# Data section:

▬▬▬▬▬▬

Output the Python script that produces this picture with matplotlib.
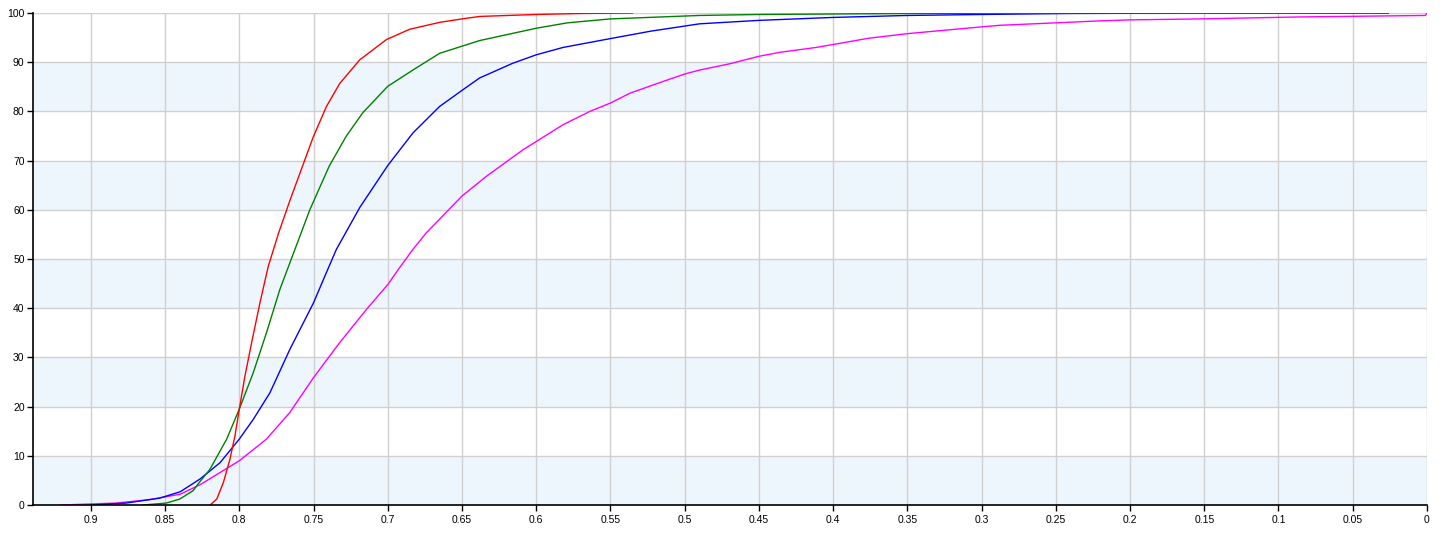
import numpy as np
import matplotlib.pyplot as plt

plt.rcParams['font.family'] = ['Liberation Sans', 'DejaVu Sans']

# x = threshold (axis runs from high to low), y = cumulative percentage
red_x = [0.8197, 0.8152, 0.8107, 0.8063, 0.8029, 0.8, 0.7962, 0.7917, 0.7861, 0.7805,
         0.7735, 0.7659, 0.7502, 0.7413, 0.7323, 0.7188, 0.7009, 0.6852, 0.665, 0.65,
         0.6381, 0.6, 0.57, 0.535]
red_y = [0, 1.2, 4.6, 9.3, 14.1, 19.5, 26.2, 33, 41.1, 48.5,
         55.3, 61.9, 74.8, 81, 85.7, 90.5, 94.6, 96.7, 98.1, 98.8,
         99.3, 99.7, 99.9, 100]

green_x = [0.865, 0.8492, 0.8402, 0.8312, 0.8264, 0.8199, 0.8085, 0.8, 0.7906, 0.7817,
           0.7727, 0.7626, 0.7525, 0.7394, 0.7281, 0.7169, 0.7, 0.6831, 0.6651, 0.6381,
           0.6, 0.579, 0.55, 0.49, 0.45, 0.4, 0.35, 0.25, 0.15, 0.026]
green_y = [0, 0.4, 1.2, 2.9, 4.8, 7.2, 13.4, 19.5, 26.9, 35,
           43.8, 51.9, 60, 68.9, 74.9, 79.7, 85.1, 88.4, 91.8, 94.4,
           96.9, 98, 98.8, 99.5, 99.7, 99.8, 99.9, 100, 100, 100]

blue_x = [0.9, 0.8763, 0.8537, 0.8398, 0.8264, 0.813, 0.8, 0.7906, 0.7794, 0.766,
          0.75, 0.7414, 0.7347, 0.7188, 0.7, 0.6831, 0.6651, 0.6494, 0.6381, 0.6157,
          0.6, 0.5819, 0.55, 0.523, 0.49, 0.45, 0.4, 0.35, 0.3, 0.243, 0.153, 0.026]
blue_y = [0, 0.4, 1.4, 2.7, 5.3, 8.6, 13.4, 17.4, 22.8, 31.6,
          41.1, 47.2, 51.9, 60.5, 69, 75.6, 81, 84.4, 86.8, 89.8,
          91.5, 93, 94.8, 96.3, 97.8, 98.5, 99.1, 99.5, 99.7, 99.9, 100, 100]

mag_x = [0.9203, 0.883, 0.8605, 0.8398, 0.8266, 0.8, 0.7817, 0.766, 0.75,
         0.7324, 0.7145, 0.7, 0.6921, 0.6832, 0.6741, 0.65, 0.6336, 0.6089,
         0.5819, 0.5639, 0.55, 0.5369, 0.5144, 0.5, 0.49, 0.4694, 0.45, 0.4361,
         0.4114, 0.4, 0.3754, 0.35, 0.3103, 0.2878, 0.25, 0.2204, 0.2, 0.153,
         0.0856, 0.001, 0.0]
mag_y = [0, 0.4, 1.1, 2.2, 4.1, 9, 13.4, 18.8, 25.9,
         33, 39.7, 44.8, 48.2, 51.9, 55.3, 62.8, 66.8, 72.2,
         77.3, 80, 81.7, 83.7, 86.1, 87.6, 88.4, 89.7, 91.2, 92,
         93, 93.6, 94.9, 95.8, 96.9, 97.5, 98, 98.4, 98.6, 98.8,
         99.2, 99.5, 100]

y_ticks = list(range(0, 101, 10))
x_ticks = [0.9, 0.85, 0.8, 0.75, 0.7, 0.65, 0.6, 0.55, 0.5, 0.45, 0.4, 0.35,
           0.3, 0.25, 0.2, 0.15, 0.1, 0.05, 0]
x_labels = ['0.9', '0.85', '0.8', '0.75', '0.7', '0.65', '0.6', '0.55', '0.5', '0.45',
            '0.4', '0.35', '0.3', '0.25', '0.2', '0.15', '0.1', '0.05', '0']

fig = plt.figure(figsize=(14.45, 5.35), dpi=100)
ax = fig.add_axes([0.0228, 0.056, 0.9647, 0.9197])

# alternating bands
for lo in range(0, 100, 20):
    ax.axhspan(lo, lo + 10, color='#eef6fd', zorder=0, lw=0)

ax.plot(mag_x, mag_y, color='#ff00ff', lw=1)
ax.plot(blue_x, blue_y, color='#0000ff', lw=1)
ax.plot(green_x, green_y, color='#008000', lw=1)
ax.plot(red_x, red_y, color='#ff0000', lw=1)

ax.set_xlim(0.939, 0)
ax.set_ylim(0, 100)
ax.set_xticks(x_ticks)
ax.set_xticklabels(x_labels)
ax.set_yticks(y_ticks)
ax.grid(True, color='#d0d0d0', lw=1)
ax.set_axisbelow(True)

for s in ['top', 'right']:
    ax.spines[s].set_visible(False)
for s in ['left', 'bottom']:
    ax.spines[s].set_color('black')
    ax.spines[s].set_linewidth(1.2)

ax.tick_params(axis='both', labelsize=7.5, length=4, width=1, colors='black', pad=3)
ax.tick_params(axis='y', pad=2)

fig.savefig('out.png', dpi=100)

▬▬▬▬▬▬

# Your instructions:
Could the lines from the top of the material through the line with "99.9, 100, 100]" be repeated exactly, pictures left out?

# Answer for the task:
Output the Python script that produces this picture with matplotlib.
import numpy as np
import matplotlib.pyplot as plt

plt.rcParams['font.family'] = ['Liberation Sans', 'DejaVu Sans']

# x = threshold (axis runs from high to low), y = cumulative percentage
red_x = [0.8197, 0.8152, 0.8107, 0.8063, 0.8029, 0.8, 0.7962, 0.7917, 0.7861, 0.7805,
         0.7735, 0.7659, 0.7502, 0.7413, 0.7323, 0.7188, 0.7009, 0.6852, 0.665, 0.65,
         0.6381, 0.6, 0.57, 0.535]
red_y = [0, 1.2, 4.6, 9.3, 14.1, 19.5, 26.2, 33, 41.1, 48.5,
         55.3, 61.9, 74.8, 81, 85.7, 90.5, 94.6, 96.7, 98.1, 98.8,
         99.3, 99.7, 99.9, 100]

green_x = [0.865, 0.8492, 0.8402, 0.8312, 0.8264, 0.8199, 0.8085, 0.8, 0.7906, 0.7817,
           0.7727, 0.7626, 0.7525, 0.7394, 0.7281, 0.7169, 0.7, 0.6831, 0.6651, 0.6381,
           0.6, 0.579, 0.55, 0.49, 0.45, 0.4, 0.35, 0.25, 0.15, 0.026]
green_y = [0, 0.4, 1.2, 2.9, 4.8, 7.2, 13.4, 19.5, 26.9, 35,
           43.8, 51.9, 60, 68.9, 74.9, 79.7, 85.1, 88.4, 91.8, 94.4,
           96.9, 98, 98.8, 99.5, 99.7, 99.8, 99.9, 100, 100, 100]

blue_x = [0.9, 0.8763, 0.8537, 0.8398, 0.8264, 0.813, 0.8, 0.7906, 0.7794, 0.766,
          0.75, 0.7414, 0.7347, 0.7188, 0.7, 0.6831, 0.6651, 0.6494, 0.6381, 0.6157,
          0.6, 0.5819, 0.55, 0.523, 0.49, 0.45, 0.4, 0.35, 0.3, 0.243, 0.153, 0.026]
blue_y = [0, 0.4, 1.4, 2.7, 5.3, 8.6, 13.4, 17.4, 22.8, 31.6,
          41.1, 47.2, 51.9, 60.5, 69, 75.6, 81, 84.4, 86.8, 89.8,
          91.5, 93, 94.8, 96.3, 97.8, 98.5, 99.1, 99.5, 99.7, 99.9, 100, 100]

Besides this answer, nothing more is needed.